During that “warning period,” Ecumenical Social Ministries hopes to work with the city to help several RV dwellers get off the streets and into an established RV park, said Ann Steiner Lantz, the organization’s executive director.

The ordinance, which won preliminary approval in December, extends citywide a ban that prohibits RVs from parking on residential streets any longer than for “the expeditious loading and unloading of passengers or property.”

Starting June 1, first-time offenders will be fined $25. The second fine will be $100, and the third, $125. Four tickets will draw a court summons.

Final approval of the measure was postponed unexpectedly in January after Councilman David Geislinger and Council President Pro Tem Jill Gaebler led a charge seeking a delay amid concerns that the ordinance would exacerbate homelessness in the city.

Councilwoman Yolanda Avila cast the dissenting vote on Tuesday, saying the ordinance “continues to be punitive to a very vulnerable group, to people experiencing homelessness.”

Police commanders proposed the ordinance amid concerns that RVs were clogging some streets and were surrounded by trash.

Authorities have also received complaints of wastewater being dumped onto city streets or down storm drains, police have said.

Many RVs have pulled up near the CityGate area, the planned site of a City for Champions Switchbacks soccer stadium.

While working with Colorado Springs police in the past two months, Ecumenical Social Ministries made contact with tenants in 18 of the RVs in the downtown area, Lantz said. More than a dozen of them are no longer parked there, she said.

The organization had estimated there were 20 to 22 RVs total downtown, primarily near Sierra Madre Street and Moreno Avenue; however, there could be more, said Lantz, who was among roughly a dozen people who asked the City Council to delay or oppose the ordinance at a January meeting.

One abandoned RV burned down, and two other vehicles were impounded to “reduce the risk of fire and criminal activity” at the request of other RV-dwellers, she said.

Other people living in motor homes left Colorado Springs or got permission from private property owners to park on their lands, Lantz said.

Ecumenical Social Ministries spent about $3,700 providing food, clothing, auto repair parts, gasoline vouchers, affordable propane heaters and towing to alternate locations, Lantz said.

A new pair of eyeglasses was also given to a couple who said the only reason they hadn’t returned home to Missouri was because one of them needed the glasses to drive.

The vast majority of RV tenants that the organization surveyed were native Coloradans, and about a third were “older adults with significant physical and mental health challenges,” Lantz said.

“This is some of the worst living conditions I have ever seen. Their RVs have no heat, no running water, and are poorly insulated,” she told the City Council. “Most of these are the older adults, for whom the RVs are their last-ditch efforts to (avoid) being on the streets.”

Those living in the remaining three to five RVs include a person with stage 3 cancer and a person with bipolar disorder, she said.

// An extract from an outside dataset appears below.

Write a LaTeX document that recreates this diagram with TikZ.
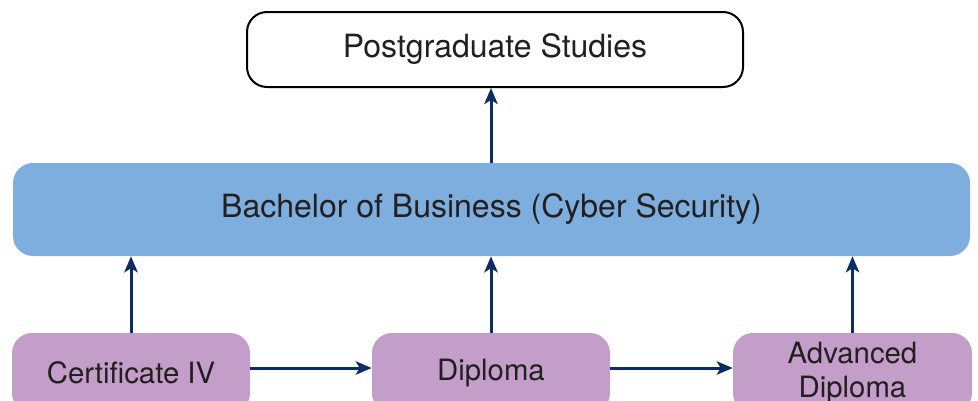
\documentclass[tikz,border=0pt]{standalone}
\usepackage{fontspec}
\setmainfont{TeX Gyre Heros}
\usetikzlibrary{arrows.meta}
\definecolor{bachblue}{HTML}{7EAEDD}
\definecolor{vetpurple}{HTML}{C39EC9}
\definecolor{navy}{HTML}{0B2D62}
\definecolor{txt}{HTML}{231F20}
\tikzset{
  box/.style={rounded corners=15pt, inner sep=0pt, align=center, text=txt, font=\fontsize{24}{28}\selectfont},
  pgbox/.style={box, draw=black, line width=1.5pt, fill=white},
  bachbox/.style={box, fill=bachblue},
  vetbox/.style={box, fill=vetpurple, font=\fontsize{22}{26}\selectfont, minimum height=60pt},
  conn/.style={draw=navy, line width=2.25pt, -{Stealth[length=12pt,width=10pt,inset=3pt]}}
}
\begin{document}
\begin{tikzpicture}[x=0.75pt,y=-0.75pt]
\useasboundingbox (0,0) rectangle (978,400);
\node[pgbox, minimum width=372pt, minimum height=56.25pt] (pg) at (495,49.5) {\raisebox{-4pt}{Postgraduate Studies}};
\node[bachbox, minimum width=717.75pt, minimum height=69.75pt] (bach) at (491.5,209.5) {\raisebox{-4pt}{Bachelor of Business (Cyber Security)}};
\node[vetbox, minimum width=178.5pt] (cert) at (131,373) {Certificate IV};
\node[vetbox, minimum width=178.5pt] (dip) at (491,373) {Diploma};
\node[vetbox, minimum width=179.25pt] (adv) at (852.5,373) {Advanced\\Diploma};
\draw[conn] (cert.north) -- (cert.north |- bach.south);
\draw[conn] (dip.north) -- (dip.north |- bach.south);
\draw[conn] (adv.north) -- (adv.north |- bach.south);
\draw[conn] (bach.north -| dip.north) -- (pg.south -| dip.north);
\draw[conn] ([yshift=3.75pt]cert.east) -- ([yshift=3.75pt]dip.west);
\draw[conn] ([yshift=3.75pt]dip.east) -- ([yshift=3.75pt]adv.west);
\end{tikzpicture}
\end{document}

“They will not make it on the streets,” she told The Gazette.

The organization is working with a mobile home park owner who is willing to section off 2 acres of his park to make space for up to eight RVs.

The park could potentially allow RV dwellers a place to stay until caseworkers help them find a permanent place to live, Lantz said. However, renting the eight spaces might cost as much as $46,000, and Ecumenical Social Ministries would need some financial help, she told the City Council.

Several council members thanked Ecumenical Social Ministries, which runs a food pantry and shower facilities and offers other social services.

“This is the kind of engagement – public private partnership – that I’m going to look for going forward,” Geislinger told Lantz. “We need to get our hands dirty, and I commend you guys for doing that.”

RV campers park alongside a road in Colorado Springs in November.